Variables are basically memory locations(usually containing some values) and we use some identifier(i.e., variable names) to refer to that memory location and use the value present at that location.
For understanding it better, suppose we want the information from memory cells present at some location relative to the current variable. Can we use the identifier to extract information from nearby cells?
No. Because the identifier(variable name) will only give the value contained in that particular cell.
But, If somehow we can get the memory address at which this variable is present then we can easily move to nearby locations and use their information as well(at runtime).
This is where pointers come into play. They are used to store the location of that variable so that we can use the additional address information whenever required.
Syntax: To store the address of a variable we can simply use & (address-of) operator.
foo = &bar
Here foo stores the address of variable bar.
Now, what if we want to know the value present at that address?
For that, we can simply use the * (dereference) operator.
value = *foo
Now that we have to store the address of a variable, we'll be needing the memory the same way as we need in case of a variable. This means pointers are also stored in the memory the same way as other variables, so just like in case of variables, we can also store the address of a pointer into yet another pointer.
An address in memory. Points to somewhere! :-)
Yes, you're right, both in terms of speed and memory.
Pointers almost always take up more bytes than your standard int and, especially, bool and char data types. On modern machines pointers typically are 8 bytes while char is almost always just 1 byte.
In this example, accessing the the char and bool from Foo requires more machine instructions than accessing from Bar:
struct Foo
{
char * c; // single character
bool * b; // single bool
};
struct Bar
{
char c;
bool b;
};
... And if we decide to make some arrays, then the size of the arrays of Foo would be 8 times larger - and the code is more spread-apart so this means you'll end up having a lot more cache misses.
#include <vector>
int main()
{
int size = 1000000;
std::vector<Foo> foo(size);
std::vector<Bar> bar(size);
return 0;
}
As dmckee pointed out, a single copy of a one-byte bool and a single copy of a pointer are just as fast:
bool num1, num2,* p1, * p2;
num1 = num2; // this takes one clock cycle
p1 = p2; // this takes another
As dmckee said, this is true when you're using a 64-bit architecture.

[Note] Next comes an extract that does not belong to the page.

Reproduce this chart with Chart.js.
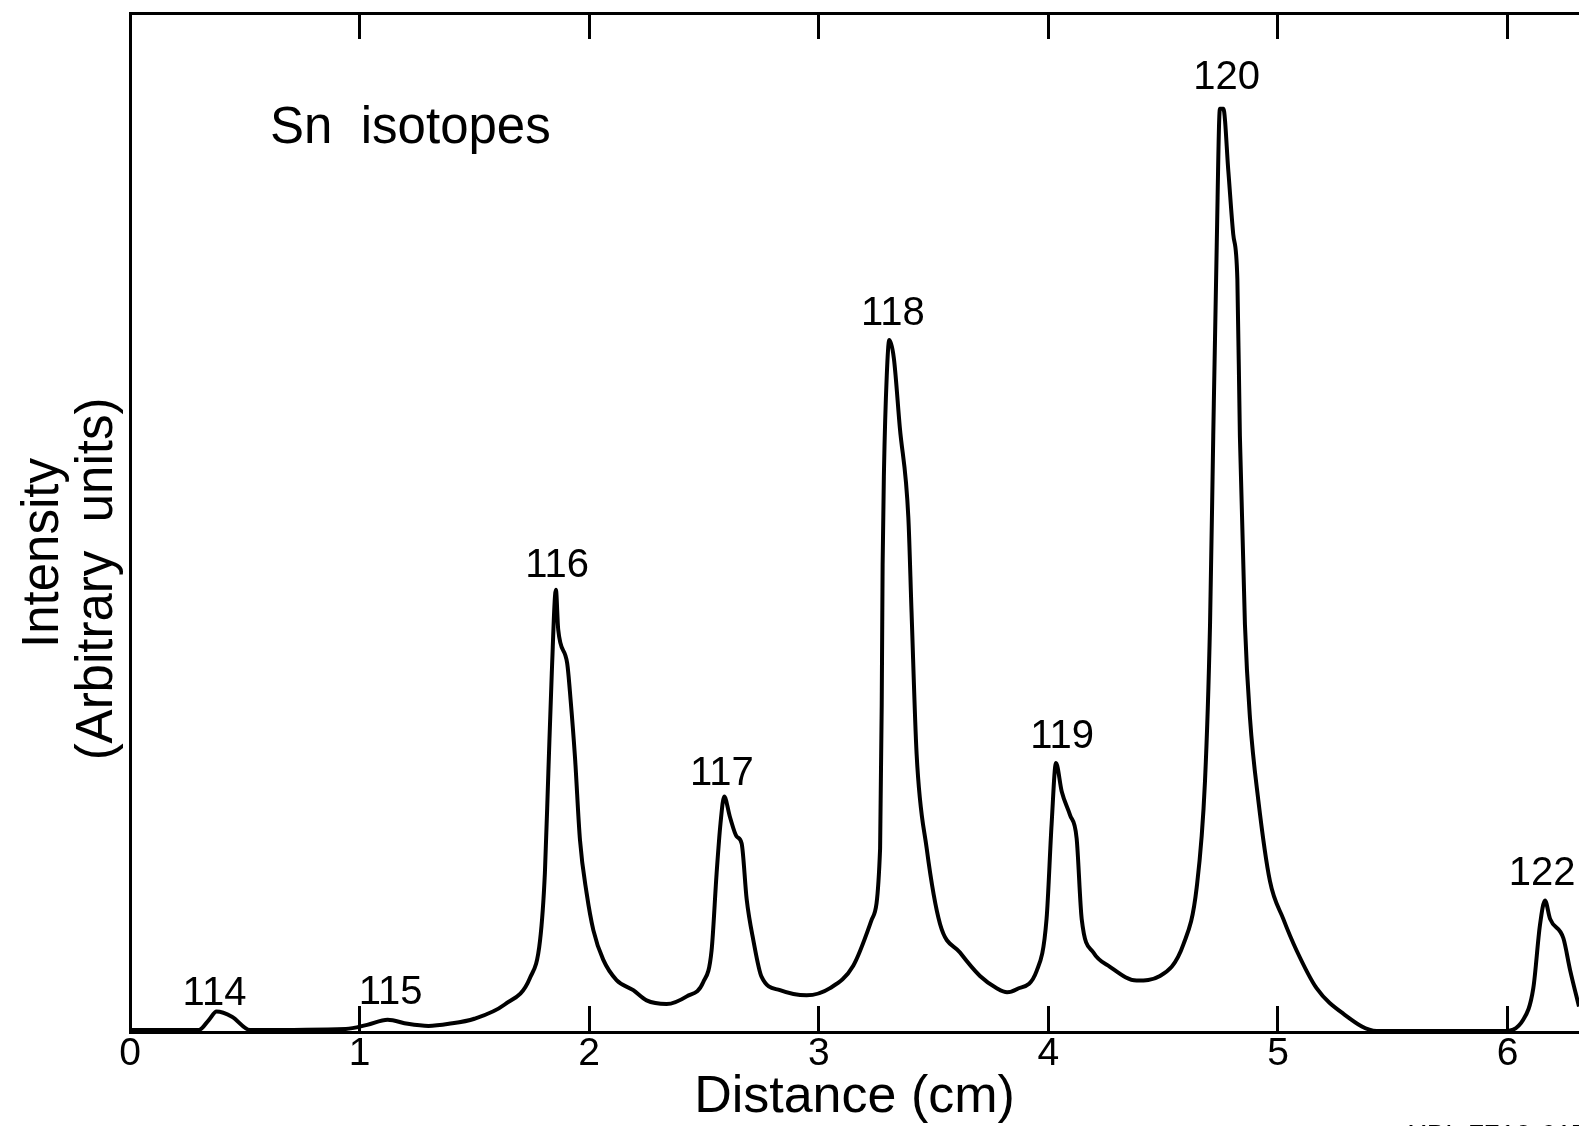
<!DOCTYPE html>
<html>
<head>
<meta charset="utf-8">
<title>Sn isotopes</title>
<script src="https://cdn.jsdelivr.net/npm/chart.js@4.4.0/dist/chart.umd.min.js"></script>
<style>
  html, body { margin: 0; padding: 0; background: #fff; overflow: hidden; }
  #wrap { width: 1579px; height: 1126px; }
</style>
</head>
<body>
<div id="wrap"><canvas id="snChart" width="1579" height="1126"></canvas></div>
<script>
// distance along the plate (cm)
var distance = [0, 0.30, 0.344, 0.377, 0.444, 0.523, 0.94, 1.033, 1.122, 1.21, 1.30, 1.389, 1.50, 1.632,
    1.742, 1.786, 1.807, 1.822, 1.837, 1.855, 1.865, 1.904, 1.919, 1.938, 1.960, 1.989, 2.018, 2.061,
    2.119, 2.192, 2.250, 2.337, 2.425, 2.497, 2.533, 2.555, 2.572, 2.588, 2.613, 2.642, 2.664, 2.686,
    2.715, 2.751, 2.831, 2.947, 3.049, 3.150, 3.230, 3.267, 3.274, 3.278, 3.284, 3.296, 3.307, 3.327,
    3.353, 3.390, 3.404, 3.426, 3.470, 3.528, 3.615, 3.702, 3.775, 3.820, 3.862, 3.949, 3.992, 4.014, 4.033,
    4.058, 4.094, 4.123, 4.145, 4.196, 4.268, 4.384, 4.486, 4.588, 4.646, 4.682, 4.704, 4.718, 4.733,
    4.747, 4.762, 4.784, 4.805, 4.823, 4.834, 4.856, 4.878, 4.914, 4.965, 5.023, 5.081, 5.168, 5.284,
    5.430, 5.981, 6.068, 6.112, 6.141, 6.163, 6.185, 6.243, 6.272, 6.311];

// intensity (arbitrary units, 100 = top of frame)
var intensity = [0.2, 0.2, 1.2, 2.0, 1.5, 0.2, 0.3, 0.7, 1.2, 0.8, 0.6, 0.8, 1.3, 2.7,
    5.3, 9.0, 15.6, 25.4, 35.2, 43.4, 39.5, 36.2, 32.6, 27.0, 18.8, 13.6, 10.0, 7.1,
    5.1, 4.1, 3.1, 2.75, 3.5, 4.9, 8.0, 15.6, 20.5, 23.1, 21.1, 19.2, 18.5, 13.0,
    9.0, 5.4, 4.1, 3.6, 4.3, 6.5, 11.0, 18.0, 32.0, 45.9, 55.2, 64.4, 67.9, 66.1,
    59.3, 50.5, 41.2, 27.3, 18.0, 10.6, 7.8, 5.5, 4.3, 3.9, 4.2, 6.0, 11.1, 20.4, 26.4,
    23.6, 21.3, 19.0, 11.1, 7.8, 6.4, 5.05, 5.5, 8.6, 14.2, 24.6, 40.0, 58.5, 77.0,
    90.6, 90.6, 84.4, 78.3, 73.9, 58.5, 40.0, 30.8, 22.8, 14.8, 11.1, 8.0, 4.3, 1.8,
    0.1, 0.1, 1.2, 4.3, 10.5, 12.9, 11.1, 9.2, 6.1, 2.5];

// isotope peak labels and where they sit
var isotopes = ['114', '115', '116', '117', '118', '119', '120', '122'];
var isotopeX = [0.368, 1.135, 1.86, 2.578, 3.323, 4.06, 4.776, 6.15];
var isotopeY = [2.65, 2.75, 44.65, 24.2, 69.4, 27.9, 92.5, 14.4];

var xTicks = [0, 1, 2, 3, 4, 5, 6];
var xTickLabels = ['0', '1', '2', '3', '4', '5', '6'];

var points = distance.map(function (d, i) { return { x: d, y: intensity[i] }; });

var FONT = "'Liberation Sans', Arial, sans-serif";

var sharedGrid = {
    display: true,
    drawOnChartArea: false,
    drawTicks: true,
    tickLength: -26,
    lineWidth: 3,
    color: '#000'
};

// texts inside the frame and the y title
var textPlugin = {
    id: 'texts',
    afterDraw: function (chart) {
        var ctx = chart.ctx;
        var xs = chart.scales.x, ys = chart.scales.y;
        var area = chart.chartArea;
        ctx.save();
        ctx.fillStyle = '#000';

        ctx.font = '51px ' + FONT;
        ctx.textAlign = 'left';
        ctx.textBaseline = 'alphabetic';
        ctx.fillText('Sn  isotopes', xs.getPixelForValue(0.61), ys.getPixelForValue(87.2));

        ctx.font = '40px ' + FONT;
        ctx.textAlign = 'center';
        for (var i = 0; i < isotopes.length; i++) {
            ctx.fillText(isotopes[i], xs.getPixelForValue(isotopeX[i]), ys.getPixelForValue(isotopeY[i]));
        }

        // y axis title, two lines rotated
        ctx.font = '51px ' + FONT;
        ctx.save();
        ctx.translate(area.left - 72, 553);
        ctx.rotate(-Math.PI / 2);
        ctx.fillText('Intensity', 0, 0);
        ctx.restore();
        ctx.save();
        ctx.translate(area.left - 18, 579);
        ctx.rotate(-Math.PI / 2);
        ctx.fillText('(Arbitrary  units)', 0, 0);
        ctx.restore();

        // plate number, cut off at the bottom edge
        ctx.font = '28px ' + FONT;
        ctx.textAlign = 'left';
        ctx.textBaseline = 'top';
        ctx.fillText('XBL 7710-6175', 1408, 1122);
        ctx.restore();
    }
};

var ctx = document.getElementById('snChart');
var snChart = new Chart(ctx, {
    type: 'line',
    data: {
        datasets: [{
            label: 'Sn isotopes',
            data: points,
            borderColor: '#000',
            borderWidth: 4,
            pointRadius: 0,
            fill: false,
            cubicInterpolationMode: 'monotone'
        }]
    },
    options: {
        responsive: false,
        animation: false,
        devicePixelRatio: 1,
        layout: { padding: 0 },
        plugins: {
            legend: { display: false },
            tooltip: { enabled: false }
        },
        scales: {
            x: {
                type: 'linear',
                position: 'bottom',
                min: 0,
                max: 6.311,
                afterBuildTicks: function (scale) {
                    scale.ticks = xTicks.map(function (v) { return { value: v }; });
                },
                afterFit: function (scale) { scale.height = 94; },
                grid: sharedGrid,
                border: { display: true, width: 3, color: '#000' },
                ticks: {
                    color: '#000',
                    padding: 25,
                    maxRotation: 0,
                    font: { family: FONT, size: 39 },
                    callback: function (v) { return xTickLabels[xTicks.indexOf(v)]; }
                },
                title: {
                    display: true,
                    text: 'Distance (cm)',
                    color: '#000',
                    font: { family: FONT, size: 52, lineHeight: 1 },
                    padding: { top: 0, bottom: 2 }
                }
            },
            x2: {
                type: 'linear',
                position: 'top',
                min: 0,
                max: 6.311,
                afterBuildTicks: function (scale) {
                    scale.ticks = xTicks.map(function (v) { return { value: v }; });
                },
                afterFit: function (scale) { scale.height = 13; },
                grid: sharedGrid,
                border: { display: true, width: 3, color: '#000' },
                ticks: { display: false }
            },
            y: {
                type: 'linear',
                position: 'left',
                min: 0,
                max: 100,
                afterFit: function (scale) { scale.width = 130; },
                grid: { display: false },
                border: { display: true, width: 3, color: '#000' },
                ticks: { display: false }
            }
        }
    },
    plugins: [textPlugin]
});
</script>
</body>
</html>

However, copying of arrays of ints, bools and chars can be much faster, because we can squeeze multiples of them onto each register:
#include <iostream>
int main ()
{
const int n_elements = 100000 * sizeof(int64_t);
bool A[n_elements];
bool B[n_elements];
int64_t * A_fast = (int64_t *) A;
int64_t * B_fast = (int64_t *) B;
const int n_quick_elements = n_elements / sizeof(int64_t);
for (int i = 0; i < 10000; ++i)
for (int j = 0; j < n_quick_elements; ++j)
A_fast[j] = B_fast[j];
return 0;
}
The STL containers and other good libraries do this sort of thing for us, using type_traits (is_trivially_copyable) and std::memcopy. Using pointers under the false guise that they're always just as fast can prevent those libraries from optimising.
Conclusion: It may seem obvious with these examples, but only use pointers/references on basic data types when you need to take/give access to the original object.